Radiometric estimation of tropospheric attenuation: a mixed physically based/machine learning approach

A mixed physically based/machine learning (ML) approach to measure tropospheric attenuation A in all-weather conditions by means of microwave radiometers (MWRs) is proposed. The key idea is to combine the advantages originating from the accurate radiometric A retrievals, provided by the well-established Cosmic background (CB) approach in clear-sky conditions, with the benefits coming from ML techniques. The latter aim at estimating A in rainy situations through a simplified approach able to overcome the issues posed by more complex techniques such as the standard solution of the radiative transfer equation or the Sun tracking (ST) microwave technique.

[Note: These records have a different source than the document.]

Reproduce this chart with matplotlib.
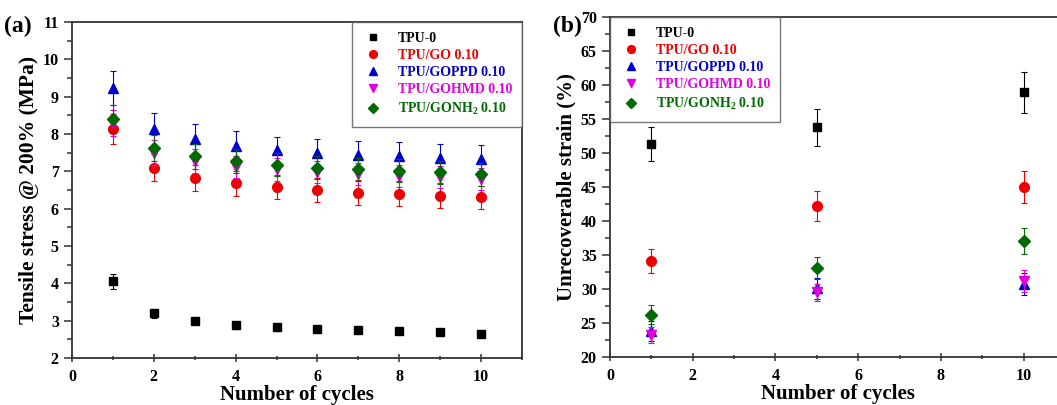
import matplotlib
matplotlib.use("Agg")
import matplotlib.pyplot as plt
from matplotlib.lines import Line2D
from matplotlib.ticker import MultipleLocator

plt.rcParams['font.family'] = ['Liberation Serif', 'DejaVu Serif']
plt.rcParams['font.weight'] = 'bold'
plt.rcParams['mathtext.fontset'] = 'custom'
plt.rcParams['mathtext.rm'] = 'Liberation Serif:bold'
plt.rcParams['mathtext.bf'] = 'Liberation Serif:bold'

labels = ['TPU-0', 'TPU/GO 0.10', 'TPU/GOPPD 0.10', 'TPU/GOHMD 0.10',
          'TPU/GONH$_2$ 0.10']
colors = ['#000000', '#ee0000', '#0000cc', '#e000e0', '#006a00']
markers = ['s', 'o', '^', 'v', 'D']
msizes = [5.5, 7, 7, 7, 6]

# (a) tensile stress at 200% strain vs. cycle number
cycles_a = [1, 2, 3, 4, 5, 6, 7, 8, 9, 10]
stress_tpu0 = [4.05, 3.20, 3.00, 2.88, 2.82, 2.78, 2.74, 2.71, 2.69, 2.64]
stress_go = [8.13, 7.10, 6.83, 6.68, 6.58, 6.50, 6.43, 6.40, 6.35, 6.30]
stress_goppd = [9.23, 8.13, 7.87, 7.68, 7.56, 7.49, 7.43, 7.40, 7.36, 7.32]
stress_gohmd = [8.30, 7.50, 7.28, 7.12, 7.05, 6.98, 6.93, 6.88, 6.85, 6.80]
stress_gonh2 = [8.40, 7.62, 7.40, 7.27, 7.18, 7.10, 7.06, 7.02, 6.97, 6.92]
err_tpu0 = [0.20, 0.12, 0.10, 0.09, 0.09, 0.09, 0.08, 0.08, 0.08, 0.08]
err_go = [0.40, 0.37, 0.35, 0.34, 0.33, 0.33, 0.33, 0.33, 0.33, 0.32]
err_goppd = [0.45, 0.43, 0.41, 0.39, 0.37, 0.37, 0.38, 0.38, 0.38, 0.38]
err_gohmd = [0.35, 0.33, 0.32, 0.30, 0.30, 0.30, 0.30, 0.30, 0.30, 0.30]
err_gonh2 = [0.38, 0.35, 0.33, 0.32, 0.31, 0.31, 0.31, 0.31, 0.31, 0.31]

# (b) unrecoverable strain after 1, 5 and 10 cycles
cycles_b = [1, 5, 10]
strain_tpu0 = [51.3, 53.8, 58.9]
strain_go = [34.1, 42.2, 45.0]
strain_goppd = [23.8, 30.1, 30.7]
strain_gohmd = [23.2, 29.5, 31.2]
strain_gonh2 = [26.2, 33.1, 37.1]
serr_tpu0 = [2.5, 2.7, 3.0]
serr_go = [1.8, 2.2, 2.3]
serr_goppd = [1.5, 1.5, 1.6]
serr_gohmd = [1.2, 1.3, 1.6]
serr_gonh2 = [1.4, 1.6, 1.9]

stress = [stress_tpu0, stress_go, stress_goppd, stress_gohmd, stress_gonh2]
stress_err = [err_tpu0, err_go, err_goppd, err_gohmd, err_gonh2]
strain = [strain_tpu0, strain_go, strain_goppd, strain_gohmd, strain_gonh2]
strain_err = [serr_tpu0, serr_go, serr_goppd, serr_gohmd, serr_gonh2]

fig = plt.figure(figsize=(10.57, 4.05), dpi=100)
W, H = 1057, 405
ax_a = fig.add_axes([72 / W, 1 - 358 / H, 450 / W, 336 / H])
ax_b = fig.add_axes([610 / W, 1 - 357 / H, 455 / W, 340 / H])

draw_order = [3, 4, 1, 2, 0]


def draw(ax, x, ys, es):
    for i in draw_order:
        ax.errorbar(x, ys[i], yerr=es[i], fmt=markers[i], color=colors[i],
                    ms=msizes[i], mec=colors[i], elinewidth=0.8,
                    capsize=2.5, capthick=0.8, zorder=3 + i)


def style(ax):
    for s in ax.spines.values():
        s.set_linewidth(1.3)
        s.set_color('#333333')
    ax.tick_params(which='both', top=False, right=False,
                   labelsize=11.5, width=1.1, color='#333333')
    ax.tick_params(axis='y', which='both', direction='out')
    ax.tick_params(axis='x', which='both', direction='inout')
    ax.tick_params(which='major', length=6)
    ax.tick_params(which='minor', length=3.5)
    ax.tick_params(axis='x', which='major', pad=5)
    ax.xaxis.set_major_locator(MultipleLocator(2))
    ax.xaxis.set_minor_locator(MultipleLocator(1))
    for t in ax.get_xticklabels() + ax.get_yticklabels():
        t.set_fontweight('bold')
    ax.set_xlabel('Number of cycles', fontsize=15, fontweight='bold', labelpad=0)


draw(ax_a, cycles_a, stress, stress_err)
ax_a.set_xlim(0, 11)
ax_a.set_ylim(2, 11)
ax_a.yaxis.set_major_locator(MultipleLocator(1))
ax_a.yaxis.set_minor_locator(MultipleLocator(0.5))
style(ax_a)
ax_a.set_ylabel('Tensile stress @ 200% (MPa)', fontsize=15.5, fontweight='bold',
                labelpad=3)

draw(ax_b, cycles_b, strain, strain_err)
ax_b.set_xlim(0, 11)
ax_b.set_ylim(20, 70)
ax_b.yaxis.set_major_locator(MultipleLocator(5))
ax_b.yaxis.set_minor_locator(MultipleLocator(2.5))
style(ax_b)
ax_b.set_ylabel('Unrecoverable strain (%)', fontsize=15, fontweight='bold',
                labelpad=3)


def legend(ax, loc):
    handles = [Line2D([], [], ls='none', marker=m, color=c, mec=c, ms=s * 0.8)
               for m, c, s in zip(markers, colors, msizes)]
    leg = ax.legend(handles, labels, loc=loc, fontsize=10, frameon=True,
                    fancybox=False, edgecolor='#555555', handletextpad=1.0,
                    labelspacing=0.3, borderaxespad=0.0, borderpad=0.7,
                    handlelength=1.6)
    leg.get_frame().set_linewidth(1.0)
    for txt, c in zip(leg.get_texts(), colors):
        txt.set_color(c)
        txt.set_fontweight('bold')
    return leg


legend(ax_a, 'upper right')
legend(ax_b, 'upper left')

fig.text(4 / W, 1 - 32 / H, '(a)', fontsize=17, fontweight='bold', va='baseline')
fig.text(553 / W, 1 - 32 / H, '(b)', fontsize=17, fontweight='bold', va='baseline')

fig.savefig('out.png', dpi=100, facecolor='white')
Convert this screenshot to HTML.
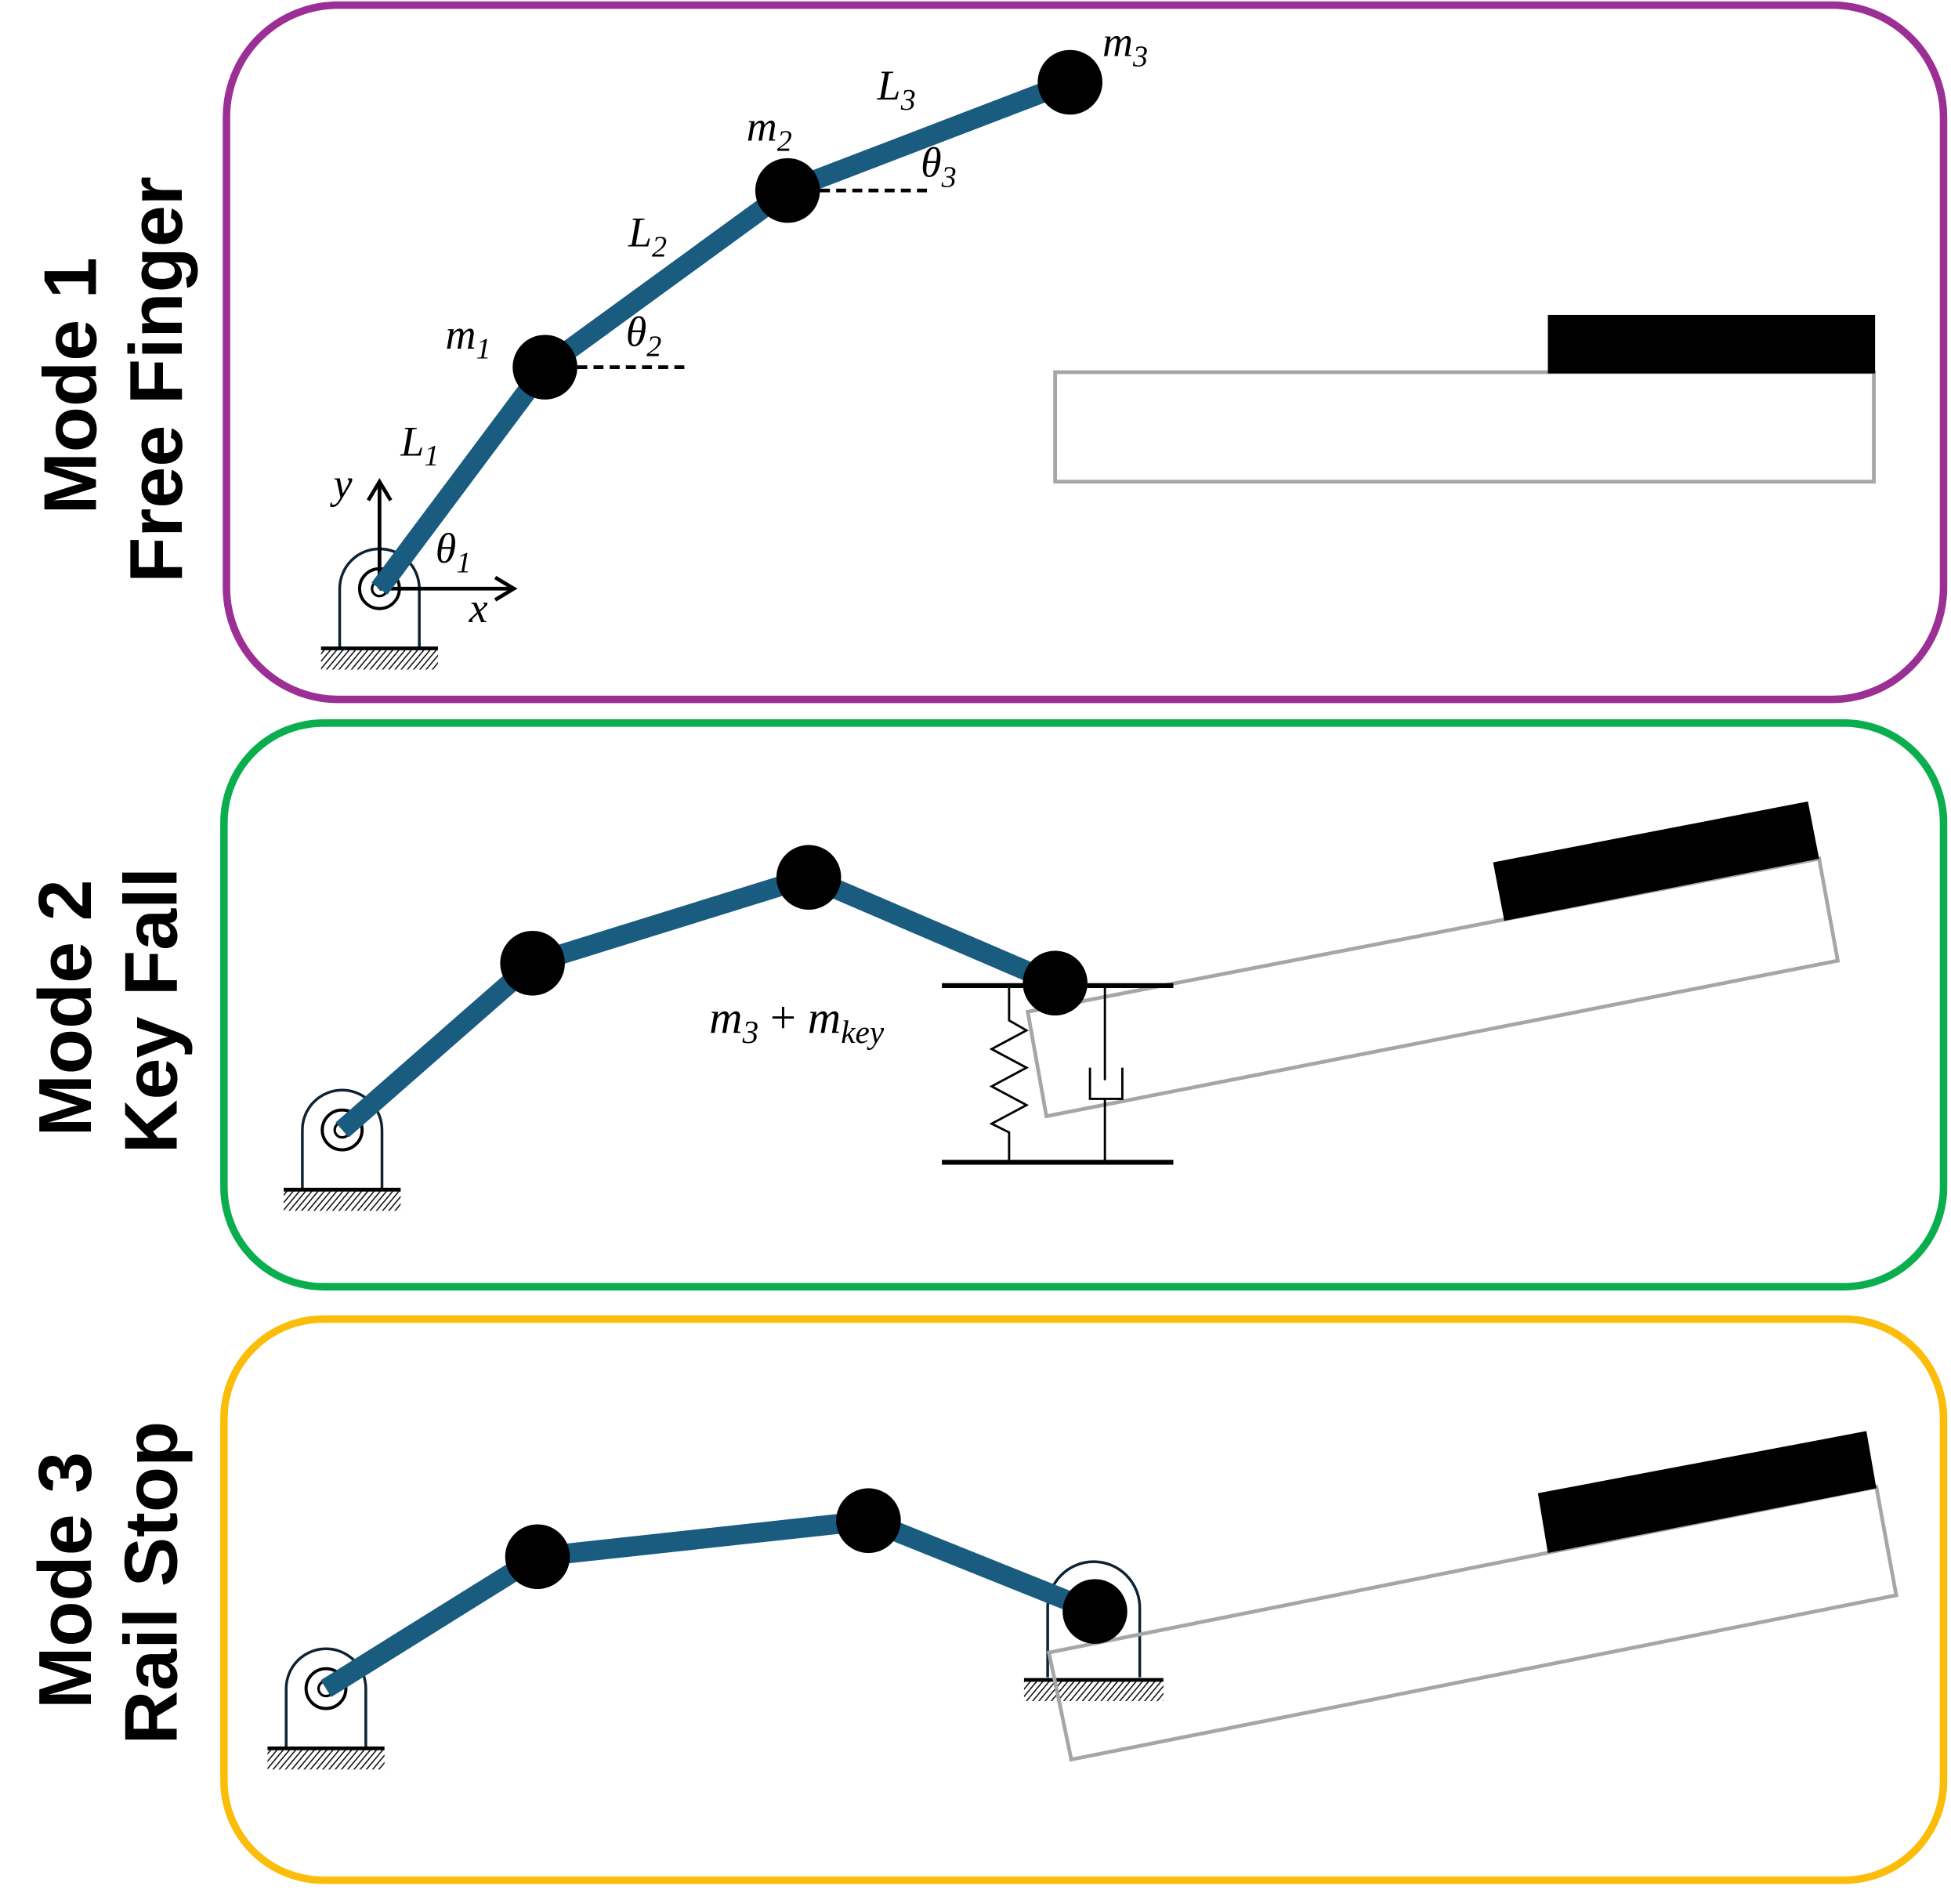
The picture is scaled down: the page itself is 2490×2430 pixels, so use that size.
<!DOCTYPE html>
<html><head><meta charset="utf-8"><style>
html,body{margin:0;padding:0;background:#fff}
svg{display:block}
.lbl{font-family:"Liberation Sans",sans-serif;font-weight:bold;font-size:60px;fill:#000}
.m{font-family:"Liberation Serif",serif;font-style:italic;font-size:34px;fill:#000}
.s{font-size:24px}
</style></head><body>
<svg width="2490" height="2430" viewBox="0 0 1568 1530" xmlns="http://www.w3.org/2000/svg">
<defs>
<pattern id="hatch" width="5" height="16" patternUnits="userSpaceOnUse" patternTransform="skewX(-40)">
<line x1="2" y1="0" x2="2" y2="16" stroke="#000" stroke-width="1.2"/>
</pattern>
<g id="pivot">
<path d="M-32,47 V0 A32,32 0 0 1 32,0 V47" fill="#fff" stroke="#0d2233" stroke-width="2.2"/>
<rect x="-47" y="49" width="94" height="16" fill="url(#hatch)"/>
<line x1="-47" y1="48" x2="47" y2="48" stroke="#000" stroke-width="3"/>
<circle r="16" fill="#fff" stroke="#000" stroke-width="2.5"/>
<circle r="6" fill="none" stroke="#000" stroke-width="2"/>
</g>
</defs>

<rect x="182" y="4" width="1380" height="558" rx="90" fill="none" stroke="#9b2f94" stroke-width="6"/>
<rect x="180" y="581" width="1382" height="453" rx="80" fill="none" stroke="#0aae4f" stroke-width="6"/>
<rect x="180" y="1060" width="1382" height="451" rx="80" fill="none" stroke="#fbbd0a" stroke-width="6"/>

<g>
<text class="lbl" transform="translate(77,310) rotate(-90)" text-anchor="middle">Mode 1</text>
<text class="lbl" transform="translate(146,305) rotate(-90)" text-anchor="middle">Free Finger</text>
</g>
<g>
<text class="lbl" transform="translate(73,810) rotate(-90)" text-anchor="middle">Mode 2</text>
<text class="lbl" transform="translate(142,812) rotate(-90)" text-anchor="middle">Key Fall</text>
</g>
<g>
<text class="lbl" transform="translate(73,1270) rotate(-90)" text-anchor="middle">Mode 3</text>
<text class="lbl" transform="translate(142,1272) rotate(-90)" text-anchor="middle">Rail Stop</text>
</g>

<!-- Panel 1 -->
<g>
<rect x="848" y="299" width="658" height="88" fill="#fff" stroke="#a6a6a6" stroke-width="3"/>
<rect x="1244" y="253" width="263" height="47" fill="#000"/>
</g>
<use href="#pivot" x="305" y="473"/>
<g stroke="#000" stroke-width="3" fill="none">
<line x1="305" y1="473" x2="305" y2="390"/><path d="M296,402 L305,387 L314,402"/>
<line x1="305" y1="473" x2="410" y2="473"/><path d="M398,464 L413,473 L398,482"/>
</g>
<g stroke="#000" stroke-width="3" stroke-dasharray="8,5">
<line x1="438" y1="295" x2="550" y2="295"/>
<line x1="633" y1="153" x2="748" y2="153"/>
</g>
<polyline points="305,473 438,295 633,153 860,66" fill="none" stroke="#1a5c80" stroke-width="16"/>
<g fill="#000">
<circle cx="438" cy="295" r="26"/><circle cx="633" cy="153" r="26"/><circle cx="860" cy="66" r="26"/>
</g>
<g>
<text class="m" x="358" y="280">m<tspan class="s" dy="8">1</tspan></text>
<text class="m" x="600" y="113">m<tspan class="s" dy="8">2</tspan></text>
<text class="m" x="886" y="45">m<tspan class="s" dy="8">3</tspan></text>
<text class="m" x="322" y="366">L<tspan class="s" dy="8">1</tspan></text>
<text class="m" x="505" y="198">L<tspan class="s" dy="8">2</tspan></text>
<text class="m" x="705" y="80">L<tspan class="s" dy="8">3</tspan></text>
<text class="m" x="350" y="452">θ<tspan class="s" dy="8">1</tspan></text>
<text class="m" x="503" y="278">θ<tspan class="s" dy="8">2</tspan></text>
<text class="m" x="740" y="142">θ<tspan class="s" dy="8">3</tspan></text>
<text class="m" x="268" y="400">y</text>
<text class="m" x="377" y="500">x</text>
</g>

<!-- Panel 2 -->
<g>
<polygon points="826,813 1462,690 1477,772 841,897" fill="#fff" stroke="#a6a6a6" stroke-width="3"/>
<polygon points="1200,693 1453,644 1462,690 1209,740" fill="#000"/>
</g>
<g stroke="#000" fill="none">
<line x1="757" y1="792" x2="943" y2="792" stroke-width="4"/>
<line x1="757" y1="934" x2="943" y2="934" stroke-width="4"/>
<polyline stroke-width="1.8" points="811,792 811,820 825,828 797,843 825,858 797,873 825,888 797,903 811,910 811,934"/>
<line x1="888" y1="792" x2="888" y2="868" stroke-width="1.8"/>
<path d="M876,858 V883 H902 V858" stroke-width="1.8"/>
<line x1="888" y1="883" x2="888" y2="934" stroke-width="1.8"/>
</g>
<use href="#pivot" x="275" y="908"/>
<polyline points="275,908 428,774 650,705 848,790" fill="none" stroke="#1a5c80" stroke-width="16"/>
<g fill="#000">
<circle cx="428" cy="774" r="26"/><circle cx="650" cy="705" r="26"/><circle cx="848" cy="790" r="26"/>
</g>
<text class="m" x="570" y="830" style="font-size:37px">m<tspan class="s" dy="8" style="font-size:26px">3</tspan><tspan dy="-8" style="font-style:normal"> + </tspan><tspan>m</tspan><tspan class="s" dy="8" style="font-size:26px">key</tspan></text>

<!-- Panel 3 -->
<use href="#pivot" x="262" y="1357"/>
<g>
<path d="M842,1348 V1292 A37,37 0 0 1 916,1292 V1348" fill="#fff" stroke="#0d2233" stroke-width="2.2"/>
<rect x="823" y="1351" width="112" height="16" fill="url(#hatch)"/>
<line x1="823" y1="1350" x2="935" y2="1350" stroke="#000" stroke-width="3"/>
</g>
<g>
<polygon points="843,1328 1508,1195 1524,1282 861,1414" fill="none" stroke="#a6a6a6" stroke-width="3"/>
<polygon points="1236,1200 1500,1150 1508,1196 1244,1248" fill="#000"/>
</g>
<polyline points="262,1357 432,1251 698,1222 880,1295" fill="none" stroke="#1a5c80" stroke-width="16"/>
<g fill="#000">
<circle cx="432" cy="1251" r="26"/><circle cx="698" cy="1222" r="26"/><circle cx="880" cy="1295" r="26"/>
</g>
</svg>
</body></html>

To this aim, an artificial neural network (ANN) is devised to turn the antenna noise temperatures measured by a four-channel MWR (from Ka- to W-band) into tropospheric attenuation at the frequencies of the radiometric channels, namely 23.8, 31.4, 72.5, and 82.5 GHz. The network is properly trained and tested by taking advantage of the concurrent CB and ST measurements collected by the RpG radiometer deployed at Politecnico di Milano, Milan, Italy, under the ESA-funded WRAD project. The proposed approach to retrieve the tropospheric attenuation is intended to overcome the limits associated both with the ST technique (only measurements during the day, link elevation strictly bound to the Sun ecliptic) and to the CB one (unreliable measurements in rainy conditions).